Given problem >>
Repeat the material exactly, leaving nothing out.

Material >>
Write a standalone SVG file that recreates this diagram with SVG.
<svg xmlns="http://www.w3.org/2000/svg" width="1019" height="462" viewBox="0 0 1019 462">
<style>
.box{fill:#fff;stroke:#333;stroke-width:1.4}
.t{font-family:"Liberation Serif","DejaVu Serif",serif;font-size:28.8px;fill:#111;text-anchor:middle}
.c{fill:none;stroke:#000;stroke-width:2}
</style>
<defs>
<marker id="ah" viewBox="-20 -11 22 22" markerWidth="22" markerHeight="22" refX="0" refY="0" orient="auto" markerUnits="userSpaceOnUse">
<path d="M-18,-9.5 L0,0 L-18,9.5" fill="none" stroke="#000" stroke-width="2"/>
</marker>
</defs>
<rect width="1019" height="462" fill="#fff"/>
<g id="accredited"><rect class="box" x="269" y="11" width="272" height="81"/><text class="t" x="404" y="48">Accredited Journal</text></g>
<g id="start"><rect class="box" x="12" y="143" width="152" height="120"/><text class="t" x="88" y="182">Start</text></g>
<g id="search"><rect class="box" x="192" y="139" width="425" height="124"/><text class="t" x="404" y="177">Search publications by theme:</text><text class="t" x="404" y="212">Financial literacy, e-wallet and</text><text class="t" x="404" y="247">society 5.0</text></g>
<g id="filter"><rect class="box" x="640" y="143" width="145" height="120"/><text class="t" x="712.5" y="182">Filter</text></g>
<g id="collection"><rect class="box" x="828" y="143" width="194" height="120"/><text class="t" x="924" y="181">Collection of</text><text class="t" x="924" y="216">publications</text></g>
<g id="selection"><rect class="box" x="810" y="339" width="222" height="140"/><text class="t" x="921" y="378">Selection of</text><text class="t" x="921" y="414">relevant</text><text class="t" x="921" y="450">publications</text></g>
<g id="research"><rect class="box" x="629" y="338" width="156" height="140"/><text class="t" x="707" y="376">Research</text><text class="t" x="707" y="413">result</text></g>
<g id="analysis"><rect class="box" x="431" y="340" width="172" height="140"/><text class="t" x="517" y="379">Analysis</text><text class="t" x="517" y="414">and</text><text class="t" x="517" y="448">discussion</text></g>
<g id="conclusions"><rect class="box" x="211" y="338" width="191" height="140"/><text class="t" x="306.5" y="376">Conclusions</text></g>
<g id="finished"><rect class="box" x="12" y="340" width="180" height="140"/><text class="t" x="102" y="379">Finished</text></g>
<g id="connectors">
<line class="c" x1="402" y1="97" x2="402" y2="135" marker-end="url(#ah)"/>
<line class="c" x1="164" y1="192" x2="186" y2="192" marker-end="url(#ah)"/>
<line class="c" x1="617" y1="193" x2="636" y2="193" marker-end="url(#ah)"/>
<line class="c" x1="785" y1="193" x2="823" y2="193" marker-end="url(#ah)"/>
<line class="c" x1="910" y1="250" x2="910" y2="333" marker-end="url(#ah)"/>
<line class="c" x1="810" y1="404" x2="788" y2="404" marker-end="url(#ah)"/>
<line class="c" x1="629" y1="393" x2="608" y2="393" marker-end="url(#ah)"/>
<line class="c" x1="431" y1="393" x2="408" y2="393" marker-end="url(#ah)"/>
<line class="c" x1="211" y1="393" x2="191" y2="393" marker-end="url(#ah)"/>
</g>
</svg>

Response to the task >>
Write a standalone SVG file that recreates this diagram with SVG.
<svg xmlns="http://www.w3.org/2000/svg" width="1019" height="462" viewBox="0 0 1019 462">
<style>
.box{fill:#fff;stroke:#333;stroke-width:1.4}
.t{font-family:"Liberation Serif","DejaVu Serif",serif;font-size:28.8px;fill:#111;text-anchor:middle}
.c{fill:none;stroke:#000;stroke-width:2}
</style>
<defs>
<marker id="ah" viewBox="-20 -11 22 22" markerWidth="22" markerHeight="22" refX="0" refY="0" orient="auto" markerUnits="userSpaceOnUse">
<path d="M-18,-9.5 L0,0 L-18,9.5" fill="none" stroke="#000" stroke-width="2"/>
</marker>
</defs>
<rect width="1019" height="462" fill="#fff"/>
<g id="accredited"><rect class="box" x="269" y="11" width="272" height="81"/><text class="t" x="404" y="48">Accredited Journal</text></g>
<g id="start"><rect class="box" x="12" y="143" width="152" height="120"/><text class="t" x="88" y="182">Start</text></g>
<g id="search"><rect class="box" x="192" y="139" width="425" height="124"/><text class="t" x="404" y="177">Search publications by theme:</text><text class="t" x="404" y="212">Financial literacy, e-wallet and</text><text class="t" x="404" y="247">society 5.0</text></g>
<g id="filter"><rect class="box" x="640" y="143" width="145" height="120"/><text class="t" x="712.5" y="182">Filter</text></g>
<g id="collection"><rect class="box" x="828" y="143" width="194" height="120"/><text class="t" x="924" y="181">Collection of</text><text class="t" x="924" y="216">publications</text></g>
<g id="selection"><rect class="box" x="810" y="339" width="222" height="140"/><text class="t" x="921" y="378">Selection of</text><text class="t" x="921" y="414">relevant</text><text class="t" x="921" y="450">publications</text></g>
<g id="research"><rect class="box" x="629" y="338" width="156" height="140"/><text class="t" x="707" y="376">Research</text><text class="t" x="707" y="413">result</text></g>
<g id="analysis"><rect class="box" x="431" y="340" width="172" height="140"/><text class="t" x="517" y="379">Analysis</text><text class="t" x="517" y="414">and</text><text class="t" x="517" y="448">discussion</text></g>
<g id="conclusions"><rect class="box" x="211" y="338" width="191" height="140"/><text class="t" x="306.5" y="376">Conclusions</text></g>
<g id="finished"><rect class="box" x="12" y="340" width="180" height="140"/><text class="t" x="102" y="379">Finished</text></g>
<g id="connectors">
<line class="c" x1="402" y1="97" x2="402" y2="135" marker-end="url(#ah)"/>
<line class="c" x1="164" y1="192" x2="186" y2="192" marker-end="url(#ah)"/>
<line class="c" x1="617" y1="193" x2="636" y2="193" marker-end="url(#ah)"/>
<line class="c" x1="785" y1="193" x2="823" y2="193" marker-end="url(#ah)"/>
<line class="c" x1="910" y1="250" x2="910" y2="333" marker-end="url(#ah)"/>
<line class="c" x1="810" y1="404" x2="788" y2="404" marker-end="url(#ah)"/>
<line class="c" x1="629" y1="393" x2="608" y2="393" marker-end="url(#ah)"/>
<line class="c" x1="431" y1="393" x2="408" y2="393" marker-end="url(#ah)"/>
<line class="c" x1="211" y1="393" x2="191" y2="393" marker-end="url(#ah)"/>
</g>
</svg>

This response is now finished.